(PROVIDED MATERIAL)
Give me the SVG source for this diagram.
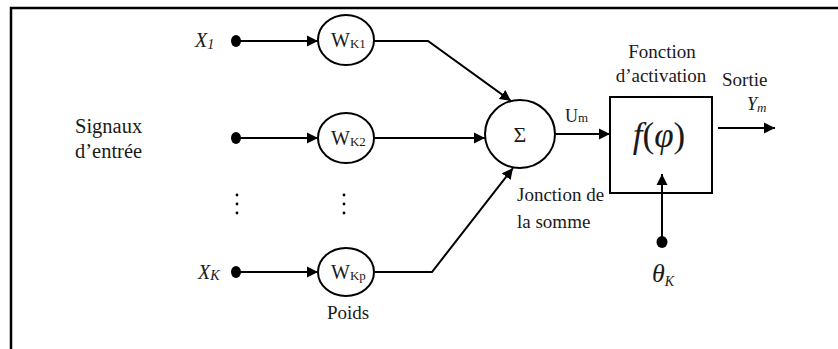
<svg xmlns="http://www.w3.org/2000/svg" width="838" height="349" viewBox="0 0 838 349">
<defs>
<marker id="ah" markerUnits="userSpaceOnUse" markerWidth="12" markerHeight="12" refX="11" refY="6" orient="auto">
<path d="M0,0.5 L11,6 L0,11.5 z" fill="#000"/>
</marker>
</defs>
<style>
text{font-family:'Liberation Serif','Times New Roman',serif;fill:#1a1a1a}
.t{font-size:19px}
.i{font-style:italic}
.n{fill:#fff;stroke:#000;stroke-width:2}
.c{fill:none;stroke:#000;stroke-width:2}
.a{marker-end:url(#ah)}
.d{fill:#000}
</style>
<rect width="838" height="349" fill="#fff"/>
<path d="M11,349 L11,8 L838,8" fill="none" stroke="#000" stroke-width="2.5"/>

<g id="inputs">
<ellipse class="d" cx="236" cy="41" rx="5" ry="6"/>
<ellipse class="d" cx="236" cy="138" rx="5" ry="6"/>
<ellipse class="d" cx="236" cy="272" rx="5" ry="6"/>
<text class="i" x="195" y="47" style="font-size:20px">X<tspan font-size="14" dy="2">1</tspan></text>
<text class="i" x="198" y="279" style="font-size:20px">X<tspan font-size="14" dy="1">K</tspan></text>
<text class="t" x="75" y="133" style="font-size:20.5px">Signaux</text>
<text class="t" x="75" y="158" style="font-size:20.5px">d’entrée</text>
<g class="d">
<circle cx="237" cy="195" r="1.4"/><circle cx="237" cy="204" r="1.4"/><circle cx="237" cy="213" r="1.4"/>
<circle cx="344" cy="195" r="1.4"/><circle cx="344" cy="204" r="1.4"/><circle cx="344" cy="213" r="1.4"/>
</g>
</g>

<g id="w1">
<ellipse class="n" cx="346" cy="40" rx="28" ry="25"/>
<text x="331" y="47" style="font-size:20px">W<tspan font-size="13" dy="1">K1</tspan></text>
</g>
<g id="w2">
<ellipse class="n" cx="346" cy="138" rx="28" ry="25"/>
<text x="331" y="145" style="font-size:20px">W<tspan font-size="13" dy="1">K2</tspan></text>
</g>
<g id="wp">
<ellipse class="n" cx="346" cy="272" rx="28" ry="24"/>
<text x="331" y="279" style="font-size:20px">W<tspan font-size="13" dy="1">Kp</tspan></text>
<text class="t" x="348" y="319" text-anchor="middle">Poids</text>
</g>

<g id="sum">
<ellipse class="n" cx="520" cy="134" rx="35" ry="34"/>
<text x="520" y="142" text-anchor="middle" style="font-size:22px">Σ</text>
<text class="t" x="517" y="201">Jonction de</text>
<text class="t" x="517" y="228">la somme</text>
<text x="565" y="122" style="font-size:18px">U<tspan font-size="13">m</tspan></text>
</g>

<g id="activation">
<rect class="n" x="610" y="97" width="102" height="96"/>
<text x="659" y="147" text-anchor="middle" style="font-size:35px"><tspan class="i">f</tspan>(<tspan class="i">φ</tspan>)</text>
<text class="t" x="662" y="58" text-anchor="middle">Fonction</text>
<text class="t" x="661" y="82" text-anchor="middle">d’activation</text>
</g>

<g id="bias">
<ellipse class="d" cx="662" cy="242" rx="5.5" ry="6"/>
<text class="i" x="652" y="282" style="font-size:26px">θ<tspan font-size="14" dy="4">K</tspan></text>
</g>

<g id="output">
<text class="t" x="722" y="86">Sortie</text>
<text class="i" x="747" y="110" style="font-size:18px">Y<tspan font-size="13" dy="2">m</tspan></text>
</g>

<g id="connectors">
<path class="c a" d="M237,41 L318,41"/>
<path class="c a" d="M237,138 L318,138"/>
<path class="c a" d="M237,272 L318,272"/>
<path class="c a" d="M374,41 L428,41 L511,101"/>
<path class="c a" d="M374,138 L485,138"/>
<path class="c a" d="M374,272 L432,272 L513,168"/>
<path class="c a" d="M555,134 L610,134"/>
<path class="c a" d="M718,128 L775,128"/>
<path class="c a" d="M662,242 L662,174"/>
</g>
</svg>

(PROBLEM DETAILS) Transcribe the preceding listing in its entirety and with exact wording, leaving out pictures.

(SOLUTION TO THE PROBLEM)
Give me the SVG source for this diagram.
<svg xmlns="http://www.w3.org/2000/svg" width="838" height="349" viewBox="0 0 838 349">
<defs>
<marker id="ah" markerUnits="userSpaceOnUse" markerWidth="12" markerHeight="12" refX="11" refY="6" orient="auto">
<path d="M0,0.5 L11,6 L0,11.5 z" fill="#000"/>
</marker>
</defs>
<style>
text{font-family:'Liberation Serif','Times New Roman',serif;fill:#1a1a1a}
.t{font-size:19px}
.i{font-style:italic}
.n{fill:#fff;stroke:#000;stroke-width:2}
.c{fill:none;stroke:#000;stroke-width:2}
.a{marker-end:url(#ah)}
.d{fill:#000}
</style>
<rect width="838" height="349" fill="#fff"/>
<path d="M11,349 L11,8 L838,8" fill="none" stroke="#000" stroke-width="2.5"/>

<g id="inputs">
<ellipse class="d" cx="236" cy="41" rx="5" ry="6"/>
<ellipse class="d" cx="236" cy="138" rx="5" ry="6"/>
<ellipse class="d" cx="236" cy="272" rx="5" ry="6"/>
<text class="i" x="195" y="47" style="font-size:20px">X<tspan font-size="14" dy="2">1</tspan></text>
<text class="i" x="198" y="279" style="font-size:20px">X<tspan font-size="14" dy="1">K</tspan></text>
<text class="t" x="75" y="133" style="font-size:20.5px">Signaux</text>
<text class="t" x="75" y="158" style="font-size:20.5px">d’entrée</text>
<g class="d">
<circle cx="237" cy="195" r="1.4"/><circle cx="237" cy="204" r="1.4"/><circle cx="237" cy="213" r="1.4"/>
<circle cx="344" cy="195" r="1.4"/><circle cx="344" cy="204" r="1.4"/><circle cx="344" cy="213" r="1.4"/>
</g>
</g>

<g id="w1">
<ellipse class="n" cx="346" cy="40" rx="28" ry="25"/>
<text x="331" y="47" style="font-size:20px">W<tspan font-size="13" dy="1">K1</tspan></text>
</g>
<g id="w2">
<ellipse class="n" cx="346" cy="138" rx="28" ry="25"/>
<text x="331" y="145" style="font-size:20px">W<tspan font-size="13" dy="1">K2</tspan></text>
</g>
<g id="wp">
<ellipse class="n" cx="346" cy="272" rx="28" ry="24"/>
<text x="331" y="279" style="font-size:20px">W<tspan font-size="13" dy="1">Kp</tspan></text>
<text class="t" x="348" y="319" text-anchor="middle">Poids</text>
</g>

<g id="sum">
<ellipse class="n" cx="520" cy="134" rx="35" ry="34"/>
<text x="520" y="142" text-anchor="middle" style="font-size:22px">Σ</text>
<text class="t" x="517" y="201">Jonction de</text>
<text class="t" x="517" y="228">la somme</text>
<text x="565" y="122" style="font-size:18px">U<tspan font-size="13">m</tspan></text>
</g>

<g id="activation">
<rect class="n" x="610" y="97" width="102" height="96"/>
<text x="659" y="147" text-anchor="middle" style="font-size:35px"><tspan class="i">f</tspan>(<tspan class="i">φ</tspan>)</text>
<text class="t" x="662" y="58" text-anchor="middle">Fonction</text>
<text class="t" x="661" y="82" text-anchor="middle">d’activation</text>
</g>

<g id="bias">
<ellipse class="d" cx="662" cy="242" rx="5.5" ry="6"/>
<text class="i" x="652" y="282" style="font-size:26px">θ<tspan font-size="14" dy="4">K</tspan></text>
</g>

<g id="output">
<text class="t" x="722" y="86">Sortie</text>
<text class="i" x="747" y="110" style="font-size:18px">Y<tspan font-size="13" dy="2">m</tspan></text>
</g>

<g id="connectors">
<path class="c a" d="M237,41 L318,41"/>
<path class="c a" d="M237,138 L318,138"/>
<path class="c a" d="M237,272 L318,272"/>
<path class="c a" d="M374,41 L428,41 L511,101"/>
<path class="c a" d="M374,138 L485,138"/>
<path class="c a" d="M374,272 L432,272 L513,168"/>
<path class="c a" d="M555,134 L610,134"/>
<path class="c a" d="M718,128 L775,128"/>
<path class="c a" d="M662,242 L662,174"/>
</g>
</svg>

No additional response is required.